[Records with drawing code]
— Begin —

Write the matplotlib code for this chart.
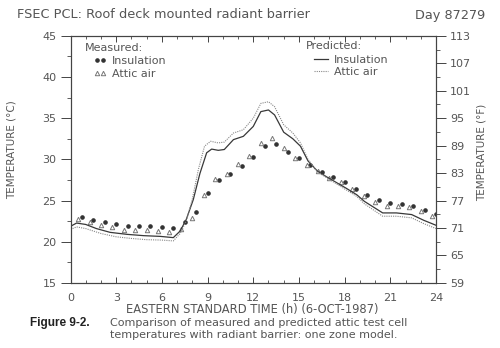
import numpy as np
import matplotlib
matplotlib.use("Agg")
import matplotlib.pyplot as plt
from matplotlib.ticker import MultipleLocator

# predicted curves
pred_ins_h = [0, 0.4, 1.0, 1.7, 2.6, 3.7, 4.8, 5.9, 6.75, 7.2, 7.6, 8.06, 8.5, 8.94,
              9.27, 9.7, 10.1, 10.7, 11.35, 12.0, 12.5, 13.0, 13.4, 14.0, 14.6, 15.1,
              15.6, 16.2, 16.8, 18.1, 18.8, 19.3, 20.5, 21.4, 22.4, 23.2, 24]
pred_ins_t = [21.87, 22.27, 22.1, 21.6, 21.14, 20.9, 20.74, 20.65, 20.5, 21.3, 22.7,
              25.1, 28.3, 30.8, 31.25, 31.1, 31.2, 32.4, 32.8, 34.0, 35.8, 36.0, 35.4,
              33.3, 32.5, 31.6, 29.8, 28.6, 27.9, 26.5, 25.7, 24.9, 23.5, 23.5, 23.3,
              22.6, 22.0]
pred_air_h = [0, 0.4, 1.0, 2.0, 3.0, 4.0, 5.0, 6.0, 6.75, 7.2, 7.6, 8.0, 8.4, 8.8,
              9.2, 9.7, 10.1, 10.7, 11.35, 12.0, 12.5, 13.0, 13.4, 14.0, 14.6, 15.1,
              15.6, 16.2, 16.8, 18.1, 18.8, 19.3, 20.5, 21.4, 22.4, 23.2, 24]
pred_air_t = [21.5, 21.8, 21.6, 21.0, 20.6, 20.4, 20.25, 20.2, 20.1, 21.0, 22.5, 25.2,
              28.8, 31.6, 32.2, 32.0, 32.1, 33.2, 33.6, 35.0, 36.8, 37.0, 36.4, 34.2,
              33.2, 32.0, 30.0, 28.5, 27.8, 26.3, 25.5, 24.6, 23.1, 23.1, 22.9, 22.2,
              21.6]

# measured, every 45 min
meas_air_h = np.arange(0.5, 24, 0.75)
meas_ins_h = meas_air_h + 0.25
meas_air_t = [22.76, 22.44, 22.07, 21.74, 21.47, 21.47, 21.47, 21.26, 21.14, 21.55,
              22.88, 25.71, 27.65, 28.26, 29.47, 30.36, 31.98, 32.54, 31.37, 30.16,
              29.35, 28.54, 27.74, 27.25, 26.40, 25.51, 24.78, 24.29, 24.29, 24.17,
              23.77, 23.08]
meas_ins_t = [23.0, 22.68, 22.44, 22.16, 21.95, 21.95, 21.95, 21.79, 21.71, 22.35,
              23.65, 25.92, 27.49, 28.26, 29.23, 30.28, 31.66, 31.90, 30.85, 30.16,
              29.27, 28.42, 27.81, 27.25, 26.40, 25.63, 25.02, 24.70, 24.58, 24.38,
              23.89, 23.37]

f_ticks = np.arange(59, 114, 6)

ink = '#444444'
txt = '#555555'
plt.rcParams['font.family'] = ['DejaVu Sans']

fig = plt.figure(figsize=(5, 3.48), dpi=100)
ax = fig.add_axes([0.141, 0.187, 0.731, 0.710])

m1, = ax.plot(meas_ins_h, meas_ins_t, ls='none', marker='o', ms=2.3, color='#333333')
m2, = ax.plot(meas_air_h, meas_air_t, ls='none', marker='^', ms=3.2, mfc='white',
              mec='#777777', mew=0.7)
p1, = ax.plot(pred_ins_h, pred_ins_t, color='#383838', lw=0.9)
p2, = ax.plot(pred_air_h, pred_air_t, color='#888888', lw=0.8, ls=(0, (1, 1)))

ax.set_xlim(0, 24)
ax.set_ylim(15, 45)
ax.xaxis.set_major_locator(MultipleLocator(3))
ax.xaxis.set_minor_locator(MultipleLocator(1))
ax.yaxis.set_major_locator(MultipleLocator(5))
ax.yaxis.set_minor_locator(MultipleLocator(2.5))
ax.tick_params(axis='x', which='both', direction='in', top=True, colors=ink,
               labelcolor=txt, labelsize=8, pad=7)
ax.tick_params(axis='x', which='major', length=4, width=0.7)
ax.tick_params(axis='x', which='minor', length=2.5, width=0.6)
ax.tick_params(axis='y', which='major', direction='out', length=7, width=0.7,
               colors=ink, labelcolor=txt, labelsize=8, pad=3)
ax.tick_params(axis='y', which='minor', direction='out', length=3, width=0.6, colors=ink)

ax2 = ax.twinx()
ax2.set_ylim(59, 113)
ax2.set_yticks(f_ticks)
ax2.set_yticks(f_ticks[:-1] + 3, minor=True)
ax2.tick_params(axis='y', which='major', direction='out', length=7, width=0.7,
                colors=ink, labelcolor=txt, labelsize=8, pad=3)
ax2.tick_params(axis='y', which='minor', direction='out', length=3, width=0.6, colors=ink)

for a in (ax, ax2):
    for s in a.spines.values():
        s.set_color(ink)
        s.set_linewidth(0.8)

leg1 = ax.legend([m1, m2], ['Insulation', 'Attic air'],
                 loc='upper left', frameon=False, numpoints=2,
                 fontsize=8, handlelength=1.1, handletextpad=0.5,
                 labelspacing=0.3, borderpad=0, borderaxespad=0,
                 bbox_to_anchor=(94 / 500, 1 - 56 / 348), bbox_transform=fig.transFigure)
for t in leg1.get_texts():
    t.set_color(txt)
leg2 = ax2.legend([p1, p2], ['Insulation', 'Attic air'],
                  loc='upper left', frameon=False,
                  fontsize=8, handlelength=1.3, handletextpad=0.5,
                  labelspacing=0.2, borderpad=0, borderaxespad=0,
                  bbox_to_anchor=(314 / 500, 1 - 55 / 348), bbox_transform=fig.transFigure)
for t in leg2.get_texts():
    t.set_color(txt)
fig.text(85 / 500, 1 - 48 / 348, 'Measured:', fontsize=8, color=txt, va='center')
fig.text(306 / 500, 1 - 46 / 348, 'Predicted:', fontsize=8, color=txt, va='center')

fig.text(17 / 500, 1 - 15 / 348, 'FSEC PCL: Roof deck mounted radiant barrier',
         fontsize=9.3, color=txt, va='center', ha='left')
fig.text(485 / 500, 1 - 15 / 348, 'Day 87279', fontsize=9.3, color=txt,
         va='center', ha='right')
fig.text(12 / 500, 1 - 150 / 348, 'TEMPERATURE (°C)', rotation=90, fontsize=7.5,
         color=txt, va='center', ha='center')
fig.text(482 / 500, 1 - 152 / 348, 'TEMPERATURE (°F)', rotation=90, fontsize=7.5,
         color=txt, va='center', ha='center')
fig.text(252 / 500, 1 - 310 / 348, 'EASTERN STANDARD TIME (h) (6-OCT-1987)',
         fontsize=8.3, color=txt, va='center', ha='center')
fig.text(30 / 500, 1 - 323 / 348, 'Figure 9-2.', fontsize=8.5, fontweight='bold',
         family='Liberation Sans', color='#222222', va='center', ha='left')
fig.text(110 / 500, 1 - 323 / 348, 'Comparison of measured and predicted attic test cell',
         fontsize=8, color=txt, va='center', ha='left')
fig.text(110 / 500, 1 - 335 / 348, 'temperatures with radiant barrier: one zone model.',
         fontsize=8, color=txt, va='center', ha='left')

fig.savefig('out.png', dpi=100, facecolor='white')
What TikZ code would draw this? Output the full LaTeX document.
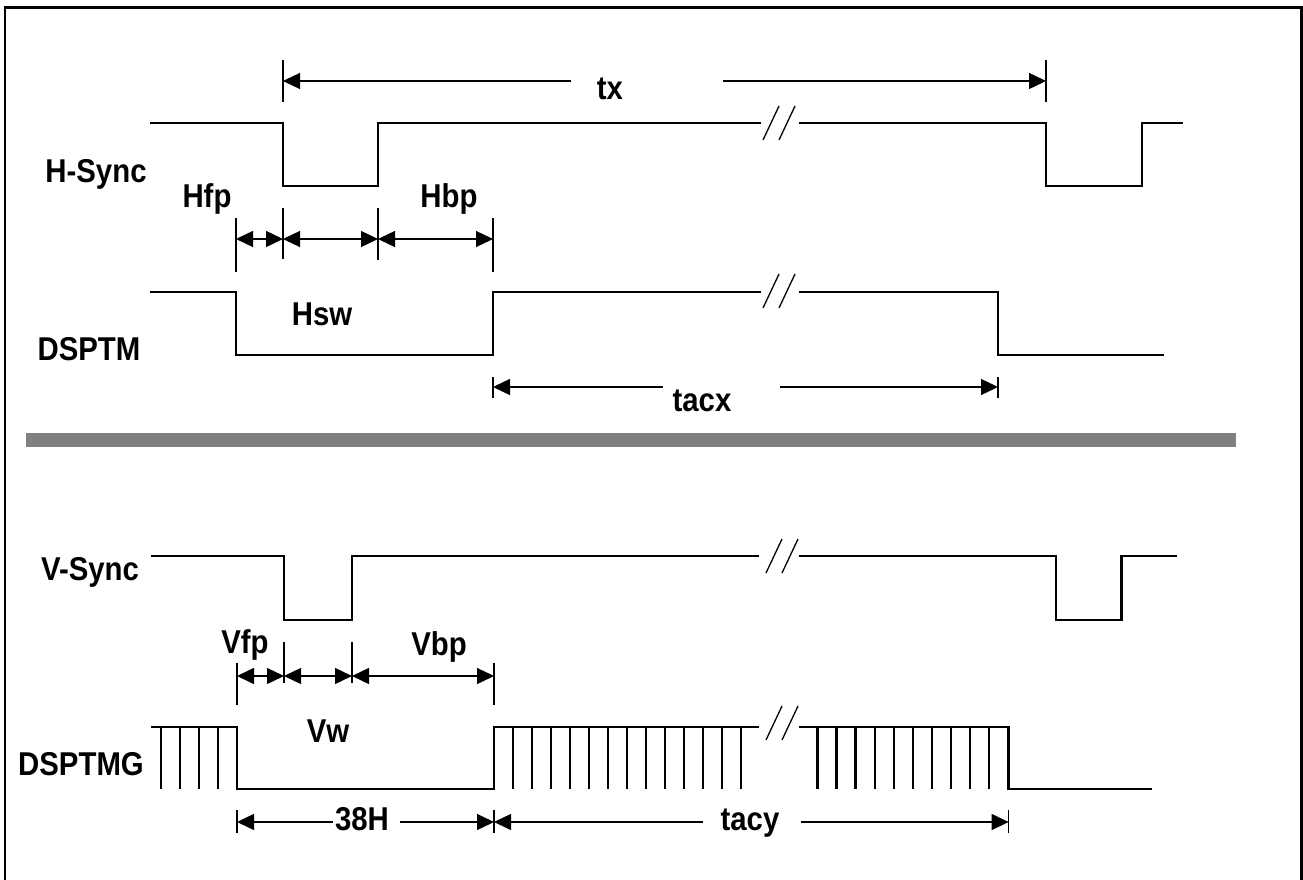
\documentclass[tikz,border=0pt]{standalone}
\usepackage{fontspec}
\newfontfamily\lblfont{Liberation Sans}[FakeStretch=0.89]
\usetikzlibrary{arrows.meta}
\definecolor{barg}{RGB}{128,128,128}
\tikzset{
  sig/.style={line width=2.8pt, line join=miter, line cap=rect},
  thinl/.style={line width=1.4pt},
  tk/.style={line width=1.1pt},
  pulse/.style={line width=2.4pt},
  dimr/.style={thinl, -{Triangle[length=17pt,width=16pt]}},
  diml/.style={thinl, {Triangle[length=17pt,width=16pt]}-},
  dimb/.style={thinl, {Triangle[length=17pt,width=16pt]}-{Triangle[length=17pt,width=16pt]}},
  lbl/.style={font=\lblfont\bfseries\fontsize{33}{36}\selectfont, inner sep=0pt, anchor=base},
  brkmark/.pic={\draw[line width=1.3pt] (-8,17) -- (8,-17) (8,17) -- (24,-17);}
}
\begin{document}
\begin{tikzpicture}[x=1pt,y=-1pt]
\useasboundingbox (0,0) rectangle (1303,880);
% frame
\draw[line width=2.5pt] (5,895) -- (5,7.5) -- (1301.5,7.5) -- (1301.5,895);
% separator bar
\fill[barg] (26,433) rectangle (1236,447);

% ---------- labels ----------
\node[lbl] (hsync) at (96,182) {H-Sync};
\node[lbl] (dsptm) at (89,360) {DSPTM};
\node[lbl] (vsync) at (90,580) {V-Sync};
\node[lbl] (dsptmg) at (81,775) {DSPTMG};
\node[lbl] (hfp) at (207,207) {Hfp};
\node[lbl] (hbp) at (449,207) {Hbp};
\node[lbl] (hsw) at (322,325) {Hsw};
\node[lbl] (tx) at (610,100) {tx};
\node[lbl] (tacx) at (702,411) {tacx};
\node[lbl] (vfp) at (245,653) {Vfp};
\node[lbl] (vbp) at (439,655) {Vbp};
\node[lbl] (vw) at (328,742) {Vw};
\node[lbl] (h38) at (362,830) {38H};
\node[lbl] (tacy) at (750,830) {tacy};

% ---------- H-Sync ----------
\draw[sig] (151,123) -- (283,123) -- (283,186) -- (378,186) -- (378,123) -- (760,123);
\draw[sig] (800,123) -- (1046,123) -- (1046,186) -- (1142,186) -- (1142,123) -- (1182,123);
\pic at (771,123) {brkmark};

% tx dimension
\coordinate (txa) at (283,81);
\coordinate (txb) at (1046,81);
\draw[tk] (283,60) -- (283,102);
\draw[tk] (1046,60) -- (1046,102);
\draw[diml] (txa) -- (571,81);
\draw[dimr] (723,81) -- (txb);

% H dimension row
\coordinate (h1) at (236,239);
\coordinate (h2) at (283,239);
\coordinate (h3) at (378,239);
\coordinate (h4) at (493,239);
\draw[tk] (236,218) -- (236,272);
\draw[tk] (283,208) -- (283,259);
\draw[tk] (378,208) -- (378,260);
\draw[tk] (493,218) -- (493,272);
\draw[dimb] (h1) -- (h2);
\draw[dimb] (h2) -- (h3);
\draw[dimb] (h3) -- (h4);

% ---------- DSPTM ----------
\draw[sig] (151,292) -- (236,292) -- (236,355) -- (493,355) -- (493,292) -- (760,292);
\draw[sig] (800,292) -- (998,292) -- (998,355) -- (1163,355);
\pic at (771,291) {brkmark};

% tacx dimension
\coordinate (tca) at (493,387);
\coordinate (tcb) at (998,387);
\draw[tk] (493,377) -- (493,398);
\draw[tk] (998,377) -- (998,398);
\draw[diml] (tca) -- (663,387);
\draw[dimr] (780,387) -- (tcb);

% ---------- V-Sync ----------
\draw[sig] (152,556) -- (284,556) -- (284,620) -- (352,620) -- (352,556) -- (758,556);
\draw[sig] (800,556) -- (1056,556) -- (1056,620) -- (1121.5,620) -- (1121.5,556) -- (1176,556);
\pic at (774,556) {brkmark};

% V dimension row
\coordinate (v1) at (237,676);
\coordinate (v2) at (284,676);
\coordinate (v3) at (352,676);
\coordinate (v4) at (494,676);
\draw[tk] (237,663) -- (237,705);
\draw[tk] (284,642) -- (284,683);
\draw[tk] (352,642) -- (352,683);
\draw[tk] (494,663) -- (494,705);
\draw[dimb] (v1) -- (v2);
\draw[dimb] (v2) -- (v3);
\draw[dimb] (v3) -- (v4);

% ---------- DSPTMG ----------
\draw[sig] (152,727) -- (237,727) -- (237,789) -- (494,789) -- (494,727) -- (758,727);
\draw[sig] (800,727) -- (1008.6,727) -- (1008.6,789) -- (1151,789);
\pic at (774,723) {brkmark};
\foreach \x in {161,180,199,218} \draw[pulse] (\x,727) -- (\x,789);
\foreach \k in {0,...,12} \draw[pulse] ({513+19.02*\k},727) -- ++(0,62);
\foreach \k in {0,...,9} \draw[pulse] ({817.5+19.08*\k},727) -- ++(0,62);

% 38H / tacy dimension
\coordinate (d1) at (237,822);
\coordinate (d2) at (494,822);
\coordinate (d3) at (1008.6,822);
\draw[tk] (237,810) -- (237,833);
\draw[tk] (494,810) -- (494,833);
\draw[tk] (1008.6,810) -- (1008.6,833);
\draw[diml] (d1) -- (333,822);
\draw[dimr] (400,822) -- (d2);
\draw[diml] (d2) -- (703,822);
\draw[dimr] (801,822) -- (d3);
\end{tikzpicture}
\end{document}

— End —

Goal -
Everything from the line with "What TikZ code" down to the line with "(26,433) rectangle (1236,447);" in the data above should be copied exactly, with both end lines kept and the pictures left out.

Task answer -
What TikZ code would draw this? Output the full LaTeX document.
\documentclass[tikz,border=0pt]{standalone}
\usepackage{fontspec}
\newfontfamily\lblfont{Liberation Sans}[FakeStretch=0.89]
\usetikzlibrary{arrows.meta}
\definecolor{barg}{RGB}{128,128,128}
\tikzset{
  sig/.style={line width=2.8pt, line join=miter, line cap=rect},
  thinl/.style={line width=1.4pt},
  tk/.style={line width=1.1pt},
  pulse/.style={line width=2.4pt},
  dimr/.style={thinl, -{Triangle[length=17pt,width=16pt]}},
  diml/.style={thinl, {Triangle[length=17pt,width=16pt]}-},
  dimb/.style={thinl, {Triangle[length=17pt,width=16pt]}-{Triangle[length=17pt,width=16pt]}},
  lbl/.style={font=\lblfont\bfseries\fontsize{33}{36}\selectfont, inner sep=0pt, anchor=base},
  brkmark/.pic={\draw[line width=1.3pt] (-8,17) -- (8,-17) (8,17) -- (24,-17);}
}
\begin{document}
\begin{tikzpicture}[x=1pt,y=-1pt]
\useasboundingbox (0,0) rectangle (1303,880);
% frame
\draw[line width=2.5pt] (5,895) -- (5,7.5) -- (1301.5,7.5) -- (1301.5,895);
% separator bar
\fill[barg] (26,433) rectangle (1236,447);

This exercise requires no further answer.